Bitcoin down 77pc in the past month; alt-coins follow

Bitcoin’s (BTC) price has dropped 77 per cent over the past 30-days as the market responds to sharp falls in the global financial markets.

Alt-coins (digital assets launched after BTC) XRP and Ethereum (ETH) have followed suit, with 103 per cent and 113 per cent drops respectively.

For example, the price drop on March 12 was tied to global financial markets reacting to the US 30-day travel ban to and from the European Union.

Prior to the drop, BTC, ETH and XRP had been trading at their highest value in seven months.

 

Volume

BTC Markets data shows that the volume of all three major coins has been at their peak since late Autumn 2019.

Last week saw trading volumes of 4,000 BTC and 37,600 ETH. XRP has experienced a significant increase since the start of 2020.

Last week 114.25 million XRP were traded on BTC Markets — their third highest weekly volume on the exchange.

Digital asset markets have shown resilience after the US Federal Reserve announced interest rates of 0 per cent. This announcement triggered the S&P ASX Small Ordinaries (XSO) to sink further downwards. Since mid-February, the XSO has moved down 982.6 points.

 

Seven-day and 30-day changes

Below is a table showing the seven-day and 30-day price changes.

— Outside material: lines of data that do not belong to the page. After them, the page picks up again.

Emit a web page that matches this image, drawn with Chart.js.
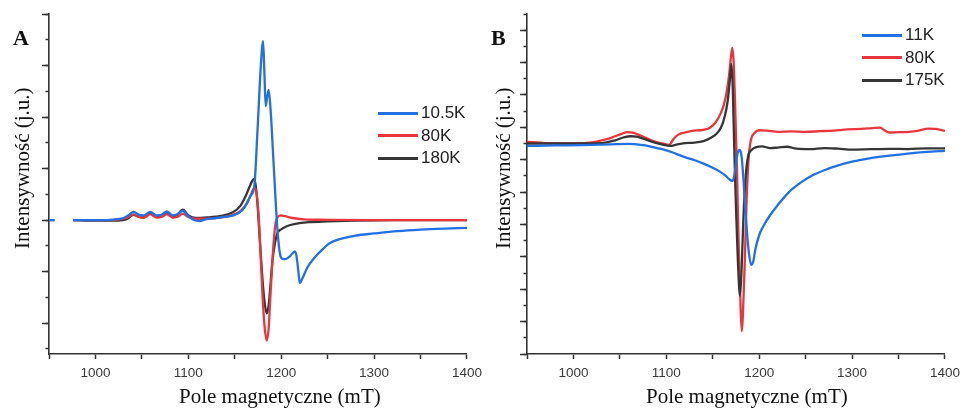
<!DOCTYPE html>
<html>
<head>
<meta charset="utf-8">
<script src="https://cdn.jsdelivr.net/npm/chart.js@4.4.1/dist/chart.umd.min.js"></script>
<style>
  body { margin: 0; background: #fff; }
  #wrap { position: relative; width: 966px; height: 408px; overflow: hidden; background: #fff; }
  canvas { position: absolute; top: 0; }
  #cA { left: 0; }
  #cB { left: 488px; }
  .lbl { position: absolute; white-space: nowrap; line-height: 1; color: #111; }
  .panel { font: bold 22px "Liberation Serif", "Times New Roman", serif; }
  .xt { font: 21px "Liberation Serif", "Times New Roman", serif; }
  .yt { font: 21px "Liberation Serif", "Times New Roman", serif; transform-origin: 0 0; transform: rotate(-90deg); }
  .leg { position: absolute; font: 17px "Liberation Sans", Arial, sans-serif; color: #222; }
  .leg .row { height: 22.5px; display: flex; align-items: center; }
  .leg .ln { display: inline-block; width: 40px; height: 3px; }
</style>
</head>
<body>
<div id="wrap">
  <canvas id="cA" width="488" height="408"></canvas>
  <canvas id="cB" width="478" height="408"></canvas>

  <div class="lbl panel" style="left:13px;top:25px;">A</div>
  <div class="lbl panel" style="left:491px;top:25px;">B</div>

  <div class="lbl yt" style="left:10px;top:249px;">Intensywność (j.u.)</div>
  <div class="lbl yt" style="left:491px;top:249px;">Intensywność (j.u.)</div>

  <div class="lbl xt" style="left:179px;top:384px;">Pole magnetyczne (mT)</div>
  <div class="lbl xt" style="left:646px;top:384px;">Pole magnetyczne (mT)</div>

  <div class="leg" id="legA" style="left:378px;top:102px;"></div>
  <div class="leg" id="legB" style="left:862px;top:24px;"></div>
</div>

<script>
// ---- Panel A: EPR spectra, field (mT) vs. intensity (a.u., baseline 0) ----
const fieldA_10K = [950, 956, 966, 976, 1000, 1020, 1030, 1036, 1041, 1047, 1052, 1059, 1066, 1071, 1077, 1083, 1088, 1094, 1100, 1106, 1112, 1120, 1130, 1140, 1150, 1158, 1163, 1167, 1171, 1174.5, 1178, 1180.5, 1182, 1183.3, 1185, 1186.5, 1188.6, 1192, 1195.7, 1198.6, 1201, 1204, 1208, 1212, 1214.5, 1216.5, 1218.5, 1220, 1223, 1228, 1236, 1245, 1252, 1265, 1280, 1300, 1325, 1350, 1375, 1400];
const intA_10K   = [0, 0, null, 0, 0, 0.02, 0.08, 0.2, 0.32, 0.2, 0.18, 0.32, 0.18, 0.2, 0.34, 0.18, 0.22, 0.36, 0.15, 0.0, -0.04, 0.04, 0.08, 0.12, 0.2, 0.38, 0.65, 0.95, 1.3, 3.5, 5.95, 6.95, 5.6, 4.43, 4.8, 5.05, 4.27, 2.07, -0.26, -1.3, -1.5, -1.52, -1.45, -1.3, -1.22, -1.4, -2.0, -2.44, -2.25, -1.85, -1.45, -1.12, -0.9, -0.72, -0.6, -0.52, -0.43, -0.37, -0.33, -0.3];

const fieldA_80K = [950, 956, 966, 976, 1000, 1025, 1033, 1041, 1047, 1052, 1059, 1066, 1071, 1077, 1083, 1088, 1094, 1100, 1108, 1120, 1135, 1148, 1157, 1163, 1167, 1170, 1172, 1174, 1176, 1178, 1180, 1182, 1184.4, 1186.5, 1188, 1190, 1192, 1194, 1196, 1199, 1204, 1212, 1225, 1250, 1300, 1350, 1400];
const intA_80K   = [0, 0, null, 0, 0, 0.02, 0.08, 0.22, 0.12, 0.1, 0.22, 0.1, 0.12, 0.22, 0.1, 0.12, 0.24, 0.12, 0.05, 0.05, 0.1, 0.2, 0.38, 0.65, 0.95, 1.2, 1.25, 0.9, 0.0, -1.5, -3.0, -4.1, -4.68, -4.2, -3.2, -1.9, -0.8, -0.1, 0.1, 0.18, 0.15, 0.08, 0.03, 0.01, 0, 0, 0];

const fieldA_180K = [976, 1000, 1025, 1033, 1041, 1047, 1052, 1059, 1066, 1071, 1077, 1083, 1088, 1094, 1100, 1108, 1120, 1135, 1148, 1156, 1162, 1166, 1168.5, 1170.5, 1172.5, 1174.5, 1176.5, 1178.5, 1180.5, 1182.5, 1184.5, 1186.5, 1188.5, 1190.5, 1193, 1196, 1200, 1206, 1215, 1230, 1250, 1280, 1320, 1400];
const intA_180K   = [0, -0.02, -0.02, 0.02, 0.2, 0.12, 0.1, 0.26, 0.14, 0.15, 0.3, 0.15, 0.2, 0.4, 0.18, 0.08, 0.1, 0.16, 0.3, 0.55, 0.95, 1.3, 1.5, 1.6, 1.35, 0.6, -0.5, -1.6, -2.6, -3.3, -3.62, -3.3, -2.5, -1.6, -0.95, -0.5, -0.36, -0.24, -0.15, -0.08, -0.05, -0.02, 0, 0];

// ---- Panel B ----
const fieldB_11K = [950, 980, 1010, 1040, 1058, 1075, 1090, 1100, 1110, 1120, 1130, 1140, 1150, 1158, 1164, 1168, 1171, 1173, 1175, 1177, 1179, 1181, 1183, 1185, 1187, 1189, 1191.3, 1193.5, 1196, 1200, 1205, 1212, 1220, 1232, 1245, 1258, 1270, 1285, 1300, 1320, 1340, 1360, 1380, 1400];
const intB_11K   = [12.85, 12.88, 12.9, 12.95, 12.98, 12.9, 12.72, 12.58, 12.38, 12.16, 11.98, 11.76, 11.5, 11.25, 11.0, 10.78, 10.7, 10.95, 11.8, 12.45, 12.6, 12.2, 10.8, 9.0, 7.4, 6.2, 5.5, 5.7, 6.5, 7.35, 7.95, 8.6, 9.2, 10.0, 10.6, 11.05, 11.35, 11.65, 11.88, 12.1, 12.25, 12.38, 12.48, 12.55];

const fieldB_80K = [950, 965, 980, 1000, 1012, 1025, 1035, 1045, 1052, 1058, 1064, 1070, 1078, 1086, 1094, 1100, 1103, 1108, 1113, 1120, 1128, 1140, 1147, 1153, 1158, 1162, 1165, 1167.5, 1169.5, 1171, 1172.5, 1174, 1176, 1178, 1180, 1181.3, 1182.5, 1184.5, 1186.5, 1188.5, 1191, 1195, 1200, 1208, 1220, 1235, 1250, 1265, 1280, 1295, 1310, 1322, 1330, 1334, 1340, 1350, 1362, 1372, 1382, 1390, 1400];
const intB_80K   = [13.1, 13.05, 13.0, 13.0, 13.02, 13.12, 13.25, 13.45, 13.6, 13.7, 13.68, 13.55, 13.35, 13.15, 13.02, 12.95, 12.92, 13.3, 13.55, 13.68, 13.78, 13.85, 13.98, 14.3, 14.8, 15.4, 16.2, 17.2, 18.3, 18.9, 18.0, 15.5, 11.5, 6.5, 2.8, 1.4, 2.5, 5.8, 9.6, 12.0, 13.2, 13.65, 13.82, 13.8, 13.72, 13.75, 13.72, 13.76, 13.8, 13.87, 13.9, 13.95, 13.98, 13.85, 13.68, 13.7, 13.72, 13.8, 13.92, 13.9, 13.78];

const fieldB_175K = [950, 1000, 1030, 1045, 1055, 1062, 1068, 1075, 1085, 1095, 1104, 1112, 1120, 1130, 1140, 1148, 1154, 1159, 1163, 1166, 1168.5, 1170, 1171.5, 1173, 1175, 1177, 1179.3, 1181, 1183, 1185.5, 1188, 1192, 1197, 1203, 1212, 1220, 1230, 1240, 1255, 1270, 1285, 1300, 1320, 1340, 1360, 1380, 1400];
const intB_175K   = [13.0, 13.0, 13.02, 13.2, 13.4, 13.45, 13.42, 13.3, 13.1, 12.95, 12.85, 12.95, 13.02, 13.05, 13.15, 13.35, 13.6, 14.0, 14.7, 15.6, 17.0, 17.9, 16.5, 13.0, 9.0, 5.8, 3.6, 5.2, 8.4, 11.0, 12.2, 12.62, 12.78, 12.82, 12.72, 12.75, 12.8, 12.68, 12.65, 12.72, 12.68, 12.62, 12.65, 12.67, 12.66, 12.7, 12.7];

// x-axis: ticks every 50 mT, labels on the hundreds
const fieldLabels = [1000, 1100, 1200, 1300, 1400];
const labelsA = ['10.5K', '80K', '180K'];
const labelsB = ['11K', '80K', '175K'];

const BLUE = '#2170e4', RED = '#e8363c', DARK = '#363636', AXIS = '#333';

const pts = (xs, ys) => xs.map((x, i) => ({ x, y: ys[i] }));

function series(label, xs, ys, color, order) {
  return { label, data: pts(xs, ys), borderColor: color, backgroundColor: color,
           borderWidth: 2.3, pointRadius: 0, fill: false, spanGaps: false,
           cubicInterpolationMode: 'monotone', order };
}

function makePanel(canvas, datasets, yMin, yMax, axisLeft, padRight) {
  return new Chart(canvas, {
    type: 'line',
    data: { datasets },
    options: {
      responsive: false, animation: false, devicePixelRatio: 1,
      layout: { padding: { left: 0, top: 14, right: padRight, bottom: 0 } },
      plugins: { legend: { display: false }, tooltip: { enabled: false } },
      scales: {
        x: {
          type: 'linear', position: 'bottom', min: 950, max: 1400,
          ticks: { stepSize: 50, maxTicksLimit: 100, autoSkip: false, maxRotation: 0, padding: 6,
                   color: '#3a3a3a', font: { family: 'Liberation Sans', size: 13.5 },
                   callback: v => fieldLabels.includes(v) ? String(v) : '' },
          grid: { drawOnChartArea: false, drawTicks: true, tickLength: 5, tickWidth: 1.5, tickColor: AXIS },
          border: { display: true, color: AXIS, width: 1.6 },
          afterFit: s => { s.height = 54; }
        },
        y: {
          type: 'linear', position: 'left', min: yMin, max: yMax,
          ticks: { display: false, stepSize: 1, maxTicksLimit: 100, includeBounds: false },
          grid: { drawOnChartArea: false, drawTicks: true, tickLength: 3.5, tickWidth: 1.5, tickColor: AXIS },
          border: { display: true, color: AXIS, width: 1.6 },
          afterFit: s => { s.width = axisLeft; }
        },
        yMajor: {
          type: 'linear', position: { x: 950 }, min: yMin, max: yMax,
          ticks: { display: false, stepSize: 2, maxTicksLimit: 100, includeBounds: false },
          grid: { drawOnChartArea: false, drawTicks: true, tickLength: 7, tickWidth: 1.5, tickColor: AXIS },
          border: { display: false }
        }
      }
    }
  });
}

makePanel(document.getElementById('cA'), [
  series(labelsA[0], fieldA_10K, intA_10K, BLUE, 0),
  series(labelsA[1], fieldA_80K, intA_80K, RED, 1),
  series(labelsA[2], fieldA_180K, intA_180K, DARK, 2)
], -5.2, 8, 49, 16);

makePanel(document.getElementById('cB'), [
  series(labelsB[0], fieldB_11K, intB_11K, BLUE, 0),
  series(labelsB[1], fieldB_80K, intB_80K, RED, 2),
  series(labelsB[2], fieldB_175K, intB_175K, DARK, 1)
], 0, 21, 39, 17);

// line-sample legends
function legend(el, labels) {
  const colors = [BLUE, RED, DARK];
  labels.forEach((t, i) => {
    const row = document.createElement('div');
    row.className = 'row';
    const ln = document.createElement('span');
    ln.className = 'ln';
    ln.style.background = colors[i];
    ln.style.marginRight = '3px';
    const tx = document.createElement('span');
    tx.textContent = t;
    row.appendChild(ln);
    row.appendChild(tx);
    el.appendChild(row);
  });
}
legend(document.getElementById('legA'), labelsA);
legend(document.getElementById('legB'), labelsB);
</script>
</body>
</html>
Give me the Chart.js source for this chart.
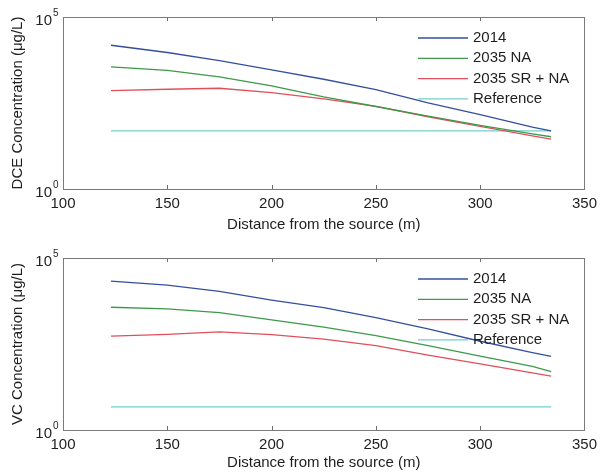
<!DOCTYPE html>
<html>
<head>
<meta charset="utf-8">
<script src="https://cdn.jsdelivr.net/npm/chart.js@4.4.1/dist/chart.umd.min.js"></script>
<style>
  html, body { margin: 0; padding: 0; background: #fff; overflow: hidden; }
  #wrap { position: relative; width: 603px; height: 476px; }
  canvas { position: absolute; left: 0; }
</style>
</head>
<body>
<div id="wrap">
  <canvas id="dceChart" width="603" height="238" style="top:0px"></canvas>
  <canvas id="vcChart" width="603" height="238" style="top:241px"></canvas>
</div>
<script>
// Distance along the plume (m)
const distance = [123, 150, 175, 200, 225, 250, 275, 300, 325, 334];
const referenceDistance = [123, 334];
const seriesNames = ['2014', '2035 NA', '2035 SR + NA', 'Reference'];
const xTicks = [100, 150, 200, 250, 300, 350];

// DCE concentrations (ug/L)
const dce2014   = [15100, 9300, 5400, 2900, 1550, 780, 320, 145, 63, 49];
const dce2035NA = [3550, 2820, 1820, 1000, 480, 250, 132, 71, 40, 33];
const dce2035SR = [725, 795, 850, 630, 417, 251, 126, 66, 35, 28];
const dceReference = [49, 49];

// VC concentrations (ug/L)
const vc2014   = [21400, 16200, 10700, 6000, 3600, 1860, 870, 380, 178, 138];
const vc2035NA = [3700, 3300, 2570, 1590, 980, 550, 282, 141, 71, 50];
const vc2035SR = [537, 603, 708, 590, 437, 282, 151, 83, 46, 37];
const vcReference = [4.7, 4.7];

const lineColors = ['#34509c', '#3d9a4a', '#e0505c', '#72cccc'];
const TEXT = '#1e1e1e';
const FONT = "'Liberation Sans', Arial, sans-serif";

function points(xs, ys) {
  return xs.map((x, i) => ({ x: x, y: ys[i] }));
}

function datasets(series) {
  return series.map((s, i) => ({
    label: seriesNames[i],
    data: points(s.xs, s.ys),
    borderColor: lineColors[i],
    borderWidth: 1.3,
    pointRadius: 0,
    tension: 0,
    fill: false
  }));
}

// Box, inward tick marks, superscript y labels and in-plot legend
const axesDecor = {
  id: 'axesDecor',
  afterDraw(chart) {
    const ctx = chart.ctx;
    const ca = chart.chartArea;
    const xs = chart.scales.x;
    const ys = chart.scales.y;
    ctx.save();
    // ticks
    ctx.strokeStyle = '#6e6e6e';
    ctx.lineWidth = 1;
    ctx.beginPath();
    xTicks.forEach(v => {
      const px = Math.round(xs.getPixelForValue(v)) + 0.5;
      ctx.moveTo(px, ca.bottom); ctx.lineTo(px, ca.bottom - 4);
      ctx.moveTo(px, ca.top); ctx.lineTo(px, ca.top + 4);
    });
    ctx.stroke();
    // box
    ctx.strokeStyle = '#7a7a7a';
    ctx.strokeRect(Math.round(ca.left) + 0.5, Math.round(ca.top) + 0.5,
                   Math.round(ca.right - ca.left), Math.round(ca.bottom - ca.top));
    // y labels 10^0 and 10^5
    ctx.fillStyle = TEXT;
    [[1, '0'], [1e5, '5']].forEach(([v, exp]) => {
      const py = ys.getPixelForValue(v);
      ctx.font = '15px ' + FONT;
      ctx.textAlign = 'right';
      ctx.textBaseline = 'middle';
      ctx.fillText('10', ca.left - 11, py + 3.5);
      ctx.font = '10px ' + FONT;
      ctx.textAlign = 'left';
      ctx.fillText(exp, ca.left - 10, py - 4);
    });
    // legend
    ctx.font = '15px ' + FONT;
    ctx.textAlign = 'left';
    ctx.textBaseline = 'middle';
    chart.data.datasets.forEach((ds, i) => {
      const y = ca.top + 21 + i * 20.3;
      ctx.strokeStyle = ds.borderColor;
      ctx.lineWidth = 1.3;
      ctx.beginPath();
      ctx.moveTo(ca.left + 355, y); ctx.lineTo(ca.left + 405, y);
      ctx.stroke();
      ctx.fillStyle = TEXT;
      ctx.fillText(ds.label, ca.left + 410, y);
    });
    ctx.restore();
  }
};

function makeChart(id, yTitle, xTitlePad, series) {
  return new Chart(document.getElementById(id), {
    type: 'line',
    data: { datasets: datasets(series) },
    options: {
      responsive: false,
      animation: false,
      devicePixelRatio: 1,
      layout: { padding: { top: 17, right: 15, left: 0, bottom: 0 } },
      plugins: { legend: { display: false }, tooltip: { enabled: false } },
      scales: {
        x: {
          type: 'linear', min: 100, max: 350,
          afterBuildTicks: s => { s.ticks = xTicks.map(v => ({ value: v })); },
          afterFit: s => { s.height = 49; },
          grid: { display: false, drawTicks: false },
          border: { display: false },
          ticks: { color: TEXT, font: { family: FONT, size: 15 }, padding: 6, maxRotation: 0 },
          title: { display: true, text: 'Distance from the source (m)', color: TEXT,
                   font: { family: FONT, size: 15 }, padding: xTitlePad }
        },
        y: {
          type: 'logarithmic', min: 1, max: 1e5,
          afterFit: s => { s.width = 63; },
          grid: { display: false, drawTicks: false },
          border: { display: false },
          ticks: { display: false },
          title: { display: true, text: yTitle, color: TEXT,
                   font: { family: FONT, size: 15 }, padding: 9 }
        }
      }
    },
    plugins: [axesDecor]
  });
}

makeChart('dceChart', 'DCE Concentration (\u03bcg/L)', 4, [
  { xs: distance, ys: dce2014 },
  { xs: distance, ys: dce2035NA },
  { xs: distance, ys: dce2035SR },
  { xs: referenceDistance, ys: dceReference }
]);

makeChart('vcChart', 'VC Concentration (\u03bcg/L)', 7, [
  { xs: distance, ys: vc2014 },
  { xs: distance, ys: vc2035NA },
  { xs: distance, ys: vc2035SR },
  { xs: referenceDistance, ys: vcReference }
]);
</script>
</body>
</html>
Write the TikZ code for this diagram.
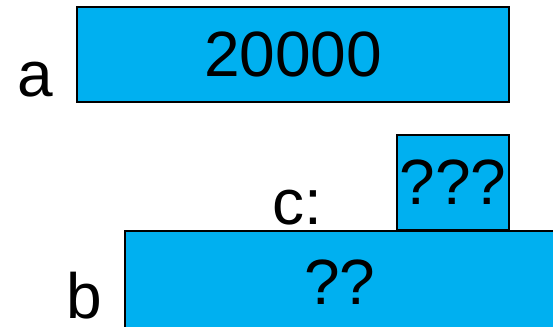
\documentclass[tikz,border=0pt]{standalone}
\usepackage{fontspec}
\setmainfont{Liberation Sans}
\usetikzlibrary{positioning}
\definecolor{boxcyan}{RGB}{0,176,240}
\tikzset{
  numbox/.style={draw=black, fill=boxcyan, line width=2pt, inner sep=0pt,
                 font=\fontsize{64}{64}\selectfont},
  lbl/.style={anchor=base, inner sep=0pt, font=\fontsize{64}{64}\selectfont},
}
\begin{document}
\begin{tikzpicture}[x=1pt, y=-1pt]
    \useasboundingbox (0,0) rectangle (553,326);
    \clip (0,0) rectangle (553,326);
    \node[numbox, minimum width=432pt, minimum height=95pt] (boxa) at (293,54.5) {20000};
    \node[numbox, minimum width=112pt, minimum height=95pt] (boxc) at (453,182.5) {???};
    \node[numbox, minimum width=430pt, minimum height=103pt] (boxb) at (340,282.5) {??};
    \node[lbl] (laba) at (35,96) {a};
    \node[lbl] (labc) at (297,224) {c:};
    \node[lbl] (labb) at (84,318) {b};
  \end{tikzpicture}
\end{document}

It highlights the extents of the recent bear market.

7-day change 4th Mar – 15th Mar 30-day change 14th Feb – 15th Mar
BTC -0.3908 -0.7689
XRP -0.2412 -1.0295
ETH -0.5029 -1.1271
XSO -0.1528 -0.2531

Conventionally, digital asset prices move independently of stocks, bonds or commodities. During the past few weeks, we have seen — for the first time — a stronger correlation between the trends of digital assets and traditional financial markets.

The below chart shows the percentage gain of BTC (lavender), XRP (blue) and ETH (green) compared to the XSO (red) since December 2019. The chart indicates correlation, as the XSO index value moved down along with digital assets.

ASX Small Ordinaries (ASXO) (red) vs BTC/AUD (lavender) vs XRP-AUD (blue) vs ETH/AUD (green) – Percentage gain. Source: Yahoo Finance

Since February 24, the XSO index has dropped over 31 per cent. During the last week of February, the index moved from 3068.7 to 2728.2 points, one of the largest weekly drops since the 2008 financial crisis.

Digital assets have correlated price movements, especially in bear markets. When BTC falls in price, most major coins will move down with it. However, during bull markets the correlated price movement decreases.

BTC, ETH and XRP are the three largest digital assets by market capitalisation.

BTC is the better-known form of digital currency which runs over a decentralised network.

Ethereum with its native token ETH is a similar distributed computing ledger. It differs to BTC by being a platform for anyone to build applications that run over Ethereum network.

Ripple uses blockchain technology to operate a cross-border payment system. Their XRP token is used as a liquidity source by exchanges around the world to send funds in a matter of seconds.

Collectively, BTC, ETH and XRP account for approximately 78 per cent of the total digital asset market cap. BTC alone accounts for 60 per cent. For this reason, the industry regularly references these coins.

 

Volatility

The chart below shows BTC’s implied volatility.

Implied volatility represents the markets expectations for prices to move, over a given period.  On March 9, one-month volatility (blue) shot up from 55 per cent to 65 per cent, revealing that traders expect the price of BTC to have large swings in the coming weeks.

On March 12, the one-month volatility showed a sharp spike up to 182 per cent. It since moved back down but has trended upwards and currently sits at 144 per cent. This shows that we can expect some further large swings in price in the coming month.